==== DATASET EXCERPT ====

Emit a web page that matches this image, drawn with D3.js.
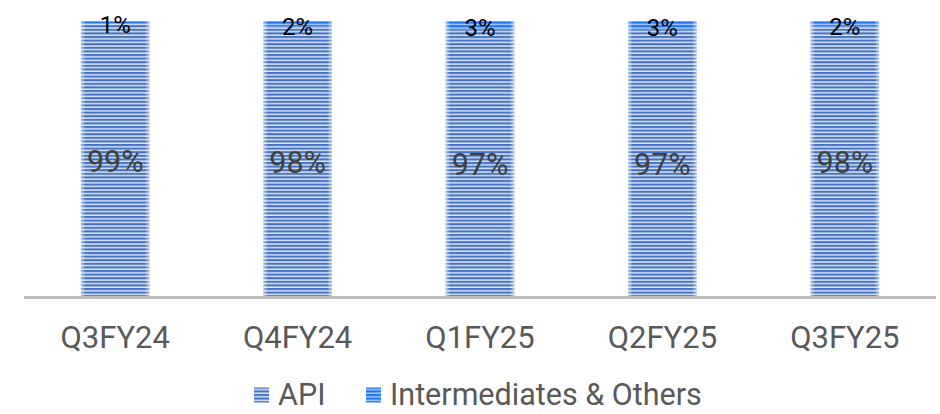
<!DOCTYPE html>
<html>
<head>
<meta charset="utf-8">
<script src="https://cdn.jsdelivr.net/npm/d3@7/dist/d3.min.js"></script>
<style>
  html, body { margin: 0; padding: 0; background: #ffffff; }
  svg { display: block; font-family: Roboto, "Noto Sans", sans-serif; }
</style>
</head>
<body>
<svg id="chart" width="940" height="414"></svg>
<script>
// Quarterly revenue mix (% share)
const categories = ["Q3FY24", "Q4FY24", "Q1FY25", "Q2FY25", "Q3FY25"];
const apiShare = [99, 98, 97, 97, 98];
const othersShare = [1, 2, 3, 3, 2];
const seriesNames = ["API", "Intermediates & Others"];

const rows = categories.map((c, i) => ({ cat: c, API: apiShare[i], Others: othersShare[i] }));

const svg = d3.select("#chart");

const x = d3.scaleBand().domain(categories).range([24, 936]).paddingInner(0.624).paddingOuter(0.312);
const y = d3.scaleLinear().domain([0, 100]).range([296, 21]);

const defs = svg.append("defs");

// Striped fills for the two series
function stripes(id, dark, light) {
  const p = defs.append("pattern")
    .attr("id", id)
    .attr("patternUnits", "userSpaceOnUse")
    .attr("width", 8).attr("height", 3.6);
  p.append("rect").attr("width", 8).attr("height", 3.6).attr("fill", light);
  p.append("rect").attr("width", 8).attr("height", 2.1).attr("fill", dark);
}
stripes("stripeApi", "#4472c4", "#dde6f5");
stripes("stripeOthers", "#1f74f2", "#a8c9fb");

// soft light edge on each bar
const edge = defs.append("linearGradient").attr("id", "edgeGlow")
  .attr("x1", "0").attr("x2", "1").attr("y1", "0").attr("y2", "0");
[[0, 0.55], [0.07, 0.0], [0.93, 0.0], [1, 0.55]].forEach(([o, a]) =>
  edge.append("stop").attr("offset", o).attr("stop-color", "#ffffff").attr("stop-opacity", a));

const stack = d3.stack().keys(["API", "Others"])(rows);
const fills = { API: "url(#stripeApi)", Others: "url(#stripeOthers)" };

const gBars = svg.append("g");
stack.forEach(layer => {
  gBars.selectAll(null).data(layer).enter().append("rect")
    .attr("x", d => x(d.data.cat))
    .attr("width", x.bandwidth())
    .attr("y", d => y(d[1]))
    .attr("height", d => y(d[0]) - y(d[1]))
    .attr("fill", fills[layer.key]);
});
// edge shading over each full bar
gBars.selectAll(null).data(rows).enter().append("rect")
  .attr("x", d => x(d.cat))
  .attr("width", x.bandwidth())
  .attr("y", d => y(d.API + d.Others))
  .attr("height", d => y(0) - y(d.API + d.Others))
  .attr("fill", "url(#edgeGlow)");

// baseline
svg.append("line")
  .attr("x1", 24).attr("x2", 936)
  .attr("y1", 297.5).attr("y2", 297.5)
  .attr("stroke", "#bfbfbf").attr("stroke-width", 3);

// value labels
const labels = svg.append("g").attr("text-anchor", "middle");
labels.selectAll(null).data(rows).enter().append("text")
  .attr("x", d => x(d.cat) + x.bandwidth() / 2)
  .attr("y", d => (y(0) + y(d.API)) / 2)
  .attr("dy", "0.4em")
  .attr("font-size", 30.5)
  .attr("fill", "#404040")
  .text(d => d.API + "%");
labels.selectAll(null).data(rows).enter().append("text")
  .attr("x", d => x(d.cat) + x.bandwidth() / 2)
  .attr("y", d => (y(d.API) + y(d.API + d.Others)) / 2)
  .attr("dy", "0.45em")
  .attr("font-size", 24)
  .attr("fill", "#000000")
  .text(d => d.Others + "%");

// category axis
const xAxis = svg.append("g")
  .attr("transform", "translate(0,298)")
  .call(d3.axisBottom(x).tickSize(0).tickPadding(28));
xAxis.select(".domain").remove();
xAxis.selectAll("text")
  .attr("font-size", 31)
  .attr("font-family", "Roboto, sans-serif")
  .attr("fill", "#595959");

// legend
const legend = svg.append("g").attr("transform", "translate(0,394)");
const legendItems = [
  { name: seriesNames[0], fill: "url(#stripeApi)", x: 254 },
  { name: seriesNames[1], fill: "url(#stripeOthers)", x: 366 }
];
legendItems.forEach(it => {
  legend.append("rect")
    .attr("x", it.x).attr("y", -6.5)
    .attr("width", 15).attr("height", 15)
    .attr("fill", it.fill);
  legend.append("text")
    .attr("x", it.x + 24).attr("y", 0).attr("dy", "0.36em")
    .attr("font-size", 30.5)
    .attr("fill", "#595959")
    .text(it.name);
});
</script>
</body>
</html>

====

> [JOB]
Skip every picture and transcribe the data above exactly.

> [RESPONSE BELOW]
Emit a web page that matches this image, drawn with D3.js.
<!DOCTYPE html>
<html>
<head>
<meta charset="utf-8">
<script src="https://cdn.jsdelivr.net/npm/d3@7/dist/d3.min.js"></script>
<style>
  html, body { margin: 0; padding: 0; background: #ffffff; }
  svg { display: block; font-family: Roboto, "Noto Sans", sans-serif; }
</style>
</head>
<body>
<svg id="chart" width="940" height="414"></svg>
<script>
// Quarterly revenue mix (% share)
const categories = ["Q3FY24", "Q4FY24", "Q1FY25", "Q2FY25", "Q3FY25"];
const apiShare = [99, 98, 97, 97, 98];
const othersShare = [1, 2, 3, 3, 2];
const seriesNames = ["API", "Intermediates & Others"];

const rows = categories.map((c, i) => ({ cat: c, API: apiShare[i], Others: othersShare[i] }));

const svg = d3.select("#chart");

const x = d3.scaleBand().domain(categories).range([24, 936]).paddingInner(0.624).paddingOuter(0.312);
const y = d3.scaleLinear().domain([0, 100]).range([296, 21]);

const defs = svg.append("defs");

// Striped fills for the two series
function stripes(id, dark, light) {
  const p = defs.append("pattern")
    .attr("id", id)
    .attr("patternUnits", "userSpaceOnUse")
    .attr("width", 8).attr("height", 3.6);
  p.append("rect").attr("width", 8).attr("height", 3.6).attr("fill", light);
  p.append("rect").attr("width", 8).attr("height", 2.1).attr("fill", dark);
}
stripes("stripeApi", "#4472c4", "#dde6f5");
stripes("stripeOthers", "#1f74f2", "#a8c9fb");

// soft light edge on each bar
const edge = defs.append("linearGradient").attr("id", "edgeGlow")
  .attr("x1", "0").attr("x2", "1").attr("y1", "0").attr("y2", "0");
[[0, 0.55], [0.07, 0.0], [0.93, 0.0], [1, 0.55]].forEach(([o, a]) =>
  edge.append("stop").attr("offset", o).attr("stop-color", "#ffffff").attr("stop-opacity", a));

const stack = d3.stack().keys(["API", "Others"])(rows);
const fills = { API: "url(#stripeApi)", Others: "url(#stripeOthers)" };

const gBars = svg.append("g");
stack.forEach(layer => {
  gBars.selectAll(null).data(layer).enter().append("rect")
    .attr("x", d => x(d.data.cat))
    .attr("width", x.bandwidth())
    .attr("y", d => y(d[1]))
    .attr("height", d => y(d[0]) - y(d[1]))
    .attr("fill", fills[layer.key]);
});
// edge shading over each full bar
gBars.selectAll(null).data(rows).enter().append("rect")
  .attr("x", d => x(d.cat))
  .attr("width", x.bandwidth())
  .attr("y", d => y(d.API + d.Others))
  .attr("height", d => y(0) - y(d.API + d.Others))
  .attr("fill", "url(#edgeGlow)");

// baseline
svg.append("line")
  .attr("x1", 24).attr("x2", 936)
  .attr("y1", 297.5).attr("y2", 297.5)
  .attr("stroke", "#bfbfbf").attr("stroke-width", 3);

// value labels
const labels = svg.append("g").attr("text-anchor", "middle");
labels.selectAll(null).data(rows).enter().append("text")
  .attr("x", d => x(d.cat) + x.bandwidth() / 2)
  .attr("y", d => (y(0) + y(d.API)) / 2)
  .attr("dy", "0.4em")
  .attr("font-size", 30.5)
  .attr("fill", "#404040")
  .text(d => d.API + "%");
labels.selectAll(null).data(rows).enter().append("text")
  .attr("x", d => x(d.cat) + x.bandwidth() / 2)
  .attr("y", d => (y(d.API) + y(d.API + d.Others)) / 2)
  .attr("dy", "0.45em")
  .attr("font-size", 24)
  .attr("fill", "#000000")
  .text(d => d.Others + "%");

// category axis
const xAxis = svg.append("g")
  .attr("transform", "translate(0,298)")
  .call(d3.axisBottom(x).tickSize(0).tickPadding(28));
xAxis.select(".domain").remove();
xAxis.selectAll("text")
  .attr("font-size", 31)
  .attr("font-family", "Roboto, sans-serif")
  .attr("fill", "#595959");

// legend
const legend = svg.append("g").attr("transform", "translate(0,394)");
const legendItems = [
  { name: seriesNames[0], fill: "url(#stripeApi)", x: 254 },
  { name: seriesNames[1], fill: "url(#stripeOthers)", x: 366 }
];
legendItems.forEach(it => {
  legend.append("rect")
    .attr("x", it.x).attr("y", -6.5)
    .attr("width", 15).attr("height", 15)
    .attr("fill", it.fill);
  legend.append("text")
    .attr("x", it.x + 24).attr("y", 0).attr("dy", "0.36em")
    .attr("font-size", 30.5)
    .attr("fill", "#595959")
    .text(it.name);
});
</script>
</body>
</html>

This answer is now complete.